## Exercise details
Without the pictures, return all of the material exactly as written.

## Supplied data
--- BEGIN ---

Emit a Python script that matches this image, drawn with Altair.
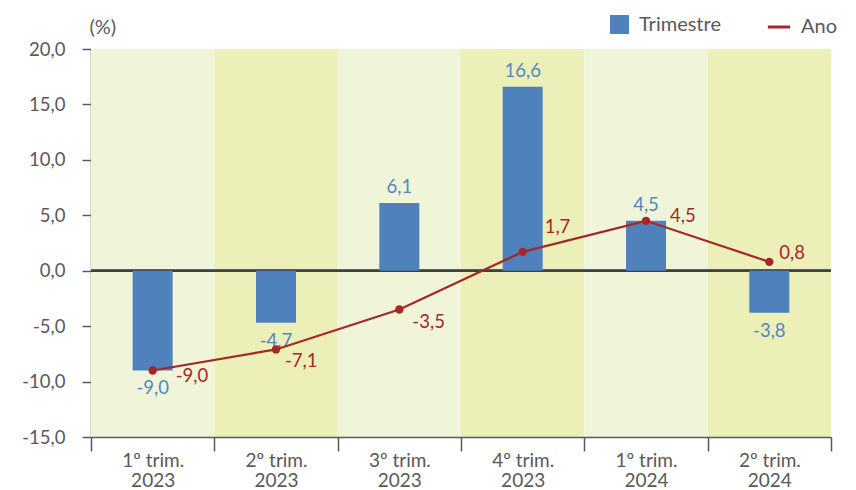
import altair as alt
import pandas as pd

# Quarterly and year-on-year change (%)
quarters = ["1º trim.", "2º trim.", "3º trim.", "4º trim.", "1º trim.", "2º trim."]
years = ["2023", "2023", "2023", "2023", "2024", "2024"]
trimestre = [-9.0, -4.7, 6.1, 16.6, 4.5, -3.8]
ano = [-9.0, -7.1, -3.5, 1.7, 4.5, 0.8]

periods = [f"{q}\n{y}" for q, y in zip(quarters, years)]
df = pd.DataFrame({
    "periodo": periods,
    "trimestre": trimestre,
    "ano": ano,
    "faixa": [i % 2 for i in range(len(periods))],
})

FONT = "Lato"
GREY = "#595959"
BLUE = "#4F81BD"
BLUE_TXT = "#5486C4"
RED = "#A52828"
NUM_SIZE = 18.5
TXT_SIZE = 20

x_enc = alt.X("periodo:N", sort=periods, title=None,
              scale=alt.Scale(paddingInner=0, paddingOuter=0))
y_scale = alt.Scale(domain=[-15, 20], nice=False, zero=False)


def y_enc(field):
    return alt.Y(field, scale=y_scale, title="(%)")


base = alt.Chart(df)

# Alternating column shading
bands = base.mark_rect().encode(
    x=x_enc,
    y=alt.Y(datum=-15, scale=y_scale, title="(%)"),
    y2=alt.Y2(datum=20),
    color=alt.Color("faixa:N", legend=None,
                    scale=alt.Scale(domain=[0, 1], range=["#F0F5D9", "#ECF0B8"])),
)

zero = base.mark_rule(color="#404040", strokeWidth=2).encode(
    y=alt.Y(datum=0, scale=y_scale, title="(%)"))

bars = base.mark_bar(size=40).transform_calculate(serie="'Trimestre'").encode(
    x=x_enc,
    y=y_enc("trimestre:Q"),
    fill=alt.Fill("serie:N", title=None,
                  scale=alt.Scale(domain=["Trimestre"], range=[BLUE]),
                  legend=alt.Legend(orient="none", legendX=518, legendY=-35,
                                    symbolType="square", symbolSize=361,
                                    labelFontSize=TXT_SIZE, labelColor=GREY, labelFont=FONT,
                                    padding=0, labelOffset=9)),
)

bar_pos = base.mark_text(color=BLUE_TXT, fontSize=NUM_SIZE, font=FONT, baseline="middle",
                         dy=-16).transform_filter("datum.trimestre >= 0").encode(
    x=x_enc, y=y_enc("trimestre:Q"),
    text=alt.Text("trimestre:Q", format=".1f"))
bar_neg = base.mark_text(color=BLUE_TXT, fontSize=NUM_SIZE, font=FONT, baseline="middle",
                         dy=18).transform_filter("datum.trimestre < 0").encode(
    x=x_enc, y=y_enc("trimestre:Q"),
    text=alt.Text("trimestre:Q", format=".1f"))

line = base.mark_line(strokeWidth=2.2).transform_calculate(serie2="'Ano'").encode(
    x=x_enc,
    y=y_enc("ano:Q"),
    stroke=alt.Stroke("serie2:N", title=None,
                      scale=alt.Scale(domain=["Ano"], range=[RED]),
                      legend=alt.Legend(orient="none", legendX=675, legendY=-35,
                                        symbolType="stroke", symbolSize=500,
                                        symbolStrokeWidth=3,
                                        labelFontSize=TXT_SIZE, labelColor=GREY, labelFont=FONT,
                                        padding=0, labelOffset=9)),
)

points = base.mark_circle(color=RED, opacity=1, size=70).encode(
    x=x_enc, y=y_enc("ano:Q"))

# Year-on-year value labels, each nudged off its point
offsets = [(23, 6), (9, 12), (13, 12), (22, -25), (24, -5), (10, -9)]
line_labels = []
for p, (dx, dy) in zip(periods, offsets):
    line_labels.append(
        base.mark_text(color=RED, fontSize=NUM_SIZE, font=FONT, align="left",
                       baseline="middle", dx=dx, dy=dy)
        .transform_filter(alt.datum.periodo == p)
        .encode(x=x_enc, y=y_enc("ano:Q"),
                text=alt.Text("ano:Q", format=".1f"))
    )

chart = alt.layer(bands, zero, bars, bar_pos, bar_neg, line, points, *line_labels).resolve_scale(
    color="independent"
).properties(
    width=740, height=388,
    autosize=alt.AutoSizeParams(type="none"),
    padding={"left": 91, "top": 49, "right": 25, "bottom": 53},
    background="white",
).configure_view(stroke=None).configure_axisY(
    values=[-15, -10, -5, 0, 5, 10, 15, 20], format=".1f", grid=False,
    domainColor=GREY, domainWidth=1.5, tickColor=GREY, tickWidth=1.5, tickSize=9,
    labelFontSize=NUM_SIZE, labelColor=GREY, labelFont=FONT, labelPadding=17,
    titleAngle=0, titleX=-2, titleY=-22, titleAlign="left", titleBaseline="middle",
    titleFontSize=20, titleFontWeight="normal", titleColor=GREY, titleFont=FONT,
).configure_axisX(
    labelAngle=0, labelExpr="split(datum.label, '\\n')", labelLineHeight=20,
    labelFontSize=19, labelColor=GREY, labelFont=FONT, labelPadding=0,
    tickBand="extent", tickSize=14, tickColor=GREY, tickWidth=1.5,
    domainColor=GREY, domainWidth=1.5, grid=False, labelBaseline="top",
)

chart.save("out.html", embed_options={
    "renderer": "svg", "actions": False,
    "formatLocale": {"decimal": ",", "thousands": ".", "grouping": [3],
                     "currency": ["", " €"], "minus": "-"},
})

--- END ---

## Completed exercise
Emit a Python script that matches this image, drawn with Altair.
import altair as alt
import pandas as pd

# Quarterly and year-on-year change (%)
quarters = ["1º trim.", "2º trim.", "3º trim.", "4º trim.", "1º trim.", "2º trim."]
years = ["2023", "2023", "2023", "2023", "2024", "2024"]
trimestre = [-9.0, -4.7, 6.1, 16.6, 4.5, -3.8]
ano = [-9.0, -7.1, -3.5, 1.7, 4.5, 0.8]

periods = [f"{q}\n{y}" for q, y in zip(quarters, years)]
df = pd.DataFrame({
    "periodo": periods,
    "trimestre": trimestre,
    "ano": ano,
    "faixa": [i % 2 for i in range(len(periods))],
})

FONT = "Lato"
GREY = "#595959"
BLUE = "#4F81BD"
BLUE_TXT = "#5486C4"
RED = "#A52828"
NUM_SIZE = 18.5
TXT_SIZE = 20

x_enc = alt.X("periodo:N", sort=periods, title=None,
              scale=alt.Scale(paddingInner=0, paddingOuter=0))
y_scale = alt.Scale(domain=[-15, 20], nice=False, zero=False)


def y_enc(field):
    return alt.Y(field, scale=y_scale, title="(%)")


base = alt.Chart(df)

# Alternating column shading
bands = base.mark_rect().encode(
    x=x_enc,
    y=alt.Y(datum=-15, scale=y_scale, title="(%)"),
    y2=alt.Y2(datum=20),
    color=alt.Color("faixa:N", legend=None,
                    scale=alt.Scale(domain=[0, 1], range=["#F0F5D9", "#ECF0B8"])),
)

zero = base.mark_rule(color="#404040", strokeWidth=2).encode(
    y=alt.Y(datum=0, scale=y_scale, title="(%)"))

bars = base.mark_bar(size=40).transform_calculate(serie="'Trimestre'").encode(
    x=x_enc,
    y=y_enc("trimestre:Q"),
    fill=alt.Fill("serie:N", title=None,
                  scale=alt.Scale(domain=["Trimestre"], range=[BLUE]),
                  legend=alt.Legend(orient="none", legendX=518, legendY=-35,
                                    symbolType="square", symbolSize=361,
                                    labelFontSize=TXT_SIZE, labelColor=GREY, labelFont=FONT,
                                    padding=0, labelOffset=9)),
)

bar_pos = base.mark_text(color=BLUE_TXT, fontSize=NUM_SIZE, font=FONT, baseline="middle",
                         dy=-16).transform_filter("datum.trimestre >= 0").encode(
    x=x_enc, y=y_enc("trimestre:Q"),
    text=alt.Text("trimestre:Q", format=".1f"))
bar_neg = base.mark_text(color=BLUE_TXT, fontSize=NUM_SIZE, font=FONT, baseline="middle",
                         dy=18).transform_filter("datum.trimestre < 0").encode(
    x=x_enc, y=y_enc("trimestre:Q"),
    text=alt.Text("trimestre:Q", format=".1f"))

line = base.mark_line(strokeWidth=2.2).transform_calculate(serie2="'Ano'").encode(
    x=x_enc,
    y=y_enc("ano:Q"),
    stroke=alt.Stroke("serie2:N", title=None,
                      scale=alt.Scale(domain=["Ano"], range=[RED]),
                      legend=alt.Legend(orient="none", legendX=675, legendY=-35,
                                        symbolType="stroke", symbolSize=500,
                                        symbolStrokeWidth=3,
                                        labelFontSize=TXT_SIZE, labelColor=GREY, labelFont=FONT,
                                        padding=0, labelOffset=9)),
)

points = base.mark_circle(color=RED, opacity=1, size=70).encode(
    x=x_enc, y=y_enc("ano:Q"))

# Year-on-year value labels, each nudged off its point
offsets = [(23, 6), (9, 12), (13, 12), (22, -25), (24, -5), (10, -9)]
line_labels = []
for p, (dx, dy) in zip(periods, offsets):
    line_labels.append(
        base.mark_text(color=RED, fontSize=NUM_SIZE, font=FONT, align="left",
                       baseline="middle", dx=dx, dy=dy)
        .transform_filter(alt.datum.periodo == p)
        .encode(x=x_enc, y=y_enc("ano:Q"),
                text=alt.Text("ano:Q", format=".1f"))
    )

chart = alt.layer(bands, zero, bars, bar_pos, bar_neg, line, points, *line_labels).resolve_scale(
    color="independent"
).properties(
    width=740, height=388,
    autosize=alt.AutoSizeParams(type="none"),
    padding={"left": 91, "top": 49, "right": 25, "bottom": 53},
    background="white",
).configure_view(stroke=None).configure_axisY(
    values=[-15, -10, -5, 0, 5, 10, 15, 20], format=".1f", grid=False,
    domainColor=GREY, domainWidth=1.5, tickColor=GREY, tickWidth=1.5, tickSize=9,
    labelFontSize=NUM_SIZE, labelColor=GREY, labelFont=FONT, labelPadding=17,
    titleAngle=0, titleX=-2, titleY=-22, titleAlign="left", titleBaseline="middle",
    titleFontSize=20, titleFontWeight="normal", titleColor=GREY, titleFont=FONT,
).configure_axisX(
    labelAngle=0, labelExpr="split(datum.label, '\\n')", labelLineHeight=20,
    labelFontSize=19, labelColor=GREY, labelFont=FONT, labelPadding=0,
    tickBand="extent", tickSize=14, tickColor=GREY, tickWidth=1.5,
    domainColor=GREY, domainWidth=1.5, grid=False, labelBaseline="top",
)

chart.save("out.html", embed_options={
    "renderer": "svg", "actions": False,
    "formatLocale": {"decimal": ",", "thousands": ".", "grouping": [3],
                     "currency": ["", " €"], "minus": "-"},
})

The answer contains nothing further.